> Available data:
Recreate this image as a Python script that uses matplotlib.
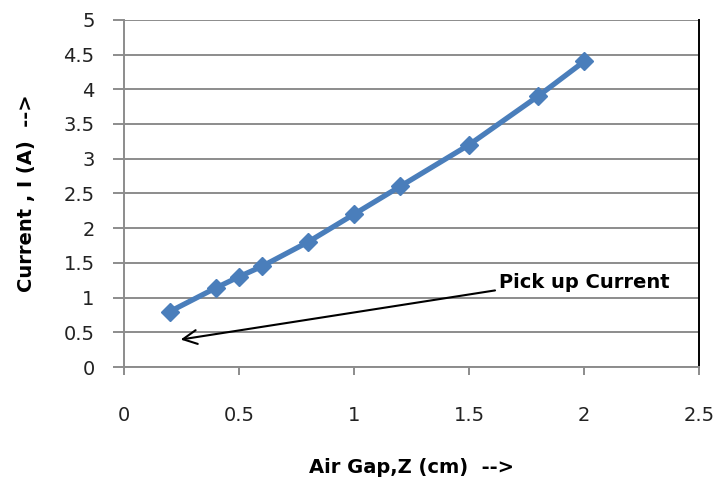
import matplotlib
matplotlib.use("Agg")
import matplotlib.pyplot as plt

# air gap (cm) vs pick up current (A)
air_gap = [0.2, 0.4, 0.5, 0.6, 0.8, 1.0, 1.2, 1.5, 1.8, 2.0]
current = [0.8, 1.14, 1.3, 1.45, 1.8, 2.2, 2.6, 3.2, 3.9, 4.4]

x_ticks = [0, 0.5, 1, 1.5, 2, 2.5]
x_tick_labels = ["0", "0.5", "1", "1.5", "2", "2.5"]
y_ticks = [0, 0.5, 1, 1.5, 2, 2.5, 3, 3.5, 4, 4.5, 5]
y_tick_labels = ["0", "0.5", "1", "1.5", "2", "2.5", "3", "3.5", "4", "4.5", "5"]

plt.rcParams["font.family"] = ["DejaVu Sans"]

fig = plt.figure(figsize=(7.2, 4.83), dpi=100)
ax = fig.add_axes([0.172, 0.240, 0.799, 0.719])

ax.plot(air_gap, current, "-D", color="#4a7ebb", linewidth=3.8,
        markersize=9, markeredgecolor="#4a7ebb")

ax.set_xlim(0, 2.5)
ax.set_ylim(0, 5)
ax.set_xticks(x_ticks)
ax.set_xticklabels(x_tick_labels)
ax.set_yticks(y_ticks)
ax.set_yticklabels(y_tick_labels)

ax.grid(True, axis="y", color="#8c8c8c", linewidth=1.4)
ax.set_axisbelow(True)

for side in ["left", "bottom"]:
    ax.spines[side].set_color("#8c8c8c")
    ax.spines[side].set_linewidth(1.4)
ax.spines["top"].set_visible(False)
ax.spines["right"].set_color("black")
ax.spines["right"].set_linewidth(1.4)

ax.tick_params(axis="y", direction="out", length=8, width=1.4, color="#8c8c8c",
               labelsize=14, pad=13, labelcolor="#222222")
ax.tick_params(axis="x", direction="out", length=6, width=1.4, color="#8c8c8c",
               labelsize=14, pad=22, labelcolor="#222222")

ax.set_xlabel("Air Gap,Z (cm)  -->", fontsize=14, fontweight="bold", labelpad=24)
ax.set_ylabel("Current , I (A)  -->", fontsize=14, fontweight="bold", labelpad=20)

ax.annotate("", xy=(0.235, 0.39), xytext=(1.625, 1.11),
            arrowprops=dict(arrowstyle="->", color="black", lw=1.5,
                            mutation_scale=25))
ax.text(1.63, 1.22, "Pick up Current", fontsize=14, fontweight="bold",
        ha="left", va="center")

fig.savefig("out.png", dpi=100)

> Aim:
All the lines above are to be given again exactly as they read, with the pictures removed.

> Result of this task:
Recreate this image as a Python script that uses matplotlib.
import matplotlib
matplotlib.use("Agg")
import matplotlib.pyplot as plt

# air gap (cm) vs pick up current (A)
air_gap = [0.2, 0.4, 0.5, 0.6, 0.8, 1.0, 1.2, 1.5, 1.8, 2.0]
current = [0.8, 1.14, 1.3, 1.45, 1.8, 2.2, 2.6, 3.2, 3.9, 4.4]

x_ticks = [0, 0.5, 1, 1.5, 2, 2.5]
x_tick_labels = ["0", "0.5", "1", "1.5", "2", "2.5"]
y_ticks = [0, 0.5, 1, 1.5, 2, 2.5, 3, 3.5, 4, 4.5, 5]
y_tick_labels = ["0", "0.5", "1", "1.5", "2", "2.5", "3", "3.5", "4", "4.5", "5"]

plt.rcParams["font.family"] = ["DejaVu Sans"]

fig = plt.figure(figsize=(7.2, 4.83), dpi=100)
ax = fig.add_axes([0.172, 0.240, 0.799, 0.719])

ax.plot(air_gap, current, "-D", color="#4a7ebb", linewidth=3.8,
        markersize=9, markeredgecolor="#4a7ebb")

ax.set_xlim(0, 2.5)
ax.set_ylim(0, 5)
ax.set_xticks(x_ticks)
ax.set_xticklabels(x_tick_labels)
ax.set_yticks(y_ticks)
ax.set_yticklabels(y_tick_labels)

ax.grid(True, axis="y", color="#8c8c8c", linewidth=1.4)
ax.set_axisbelow(True)

for side in ["left", "bottom"]:
    ax.spines[side].set_color("#8c8c8c")
    ax.spines[side].set_linewidth(1.4)
ax.spines["top"].set_visible(False)
ax.spines["right"].set_color("black")
ax.spines["right"].set_linewidth(1.4)

ax.tick_params(axis="y", direction="out", length=8, width=1.4, color="#8c8c8c",
               labelsize=14, pad=13, labelcolor="#222222")
ax.tick_params(axis="x", direction="out", length=6, width=1.4, color="#8c8c8c",
               labelsize=14, pad=22, labelcolor="#222222")

ax.set_xlabel("Air Gap,Z (cm)  -->", fontsize=14, fontweight="bold", labelpad=24)
ax.set_ylabel("Current , I (A)  -->", fontsize=14, fontweight="bold", labelpad=20)

ax.annotate("", xy=(0.235, 0.39), xytext=(1.625, 1.11),
            arrowprops=dict(arrowstyle="->", color="black", lw=1.5,
                            mutation_scale=25))
ax.text(1.63, 1.22, "Pick up Current", fontsize=14, fontweight="bold",
        ha="left", va="center")

fig.savefig("out.png", dpi=100)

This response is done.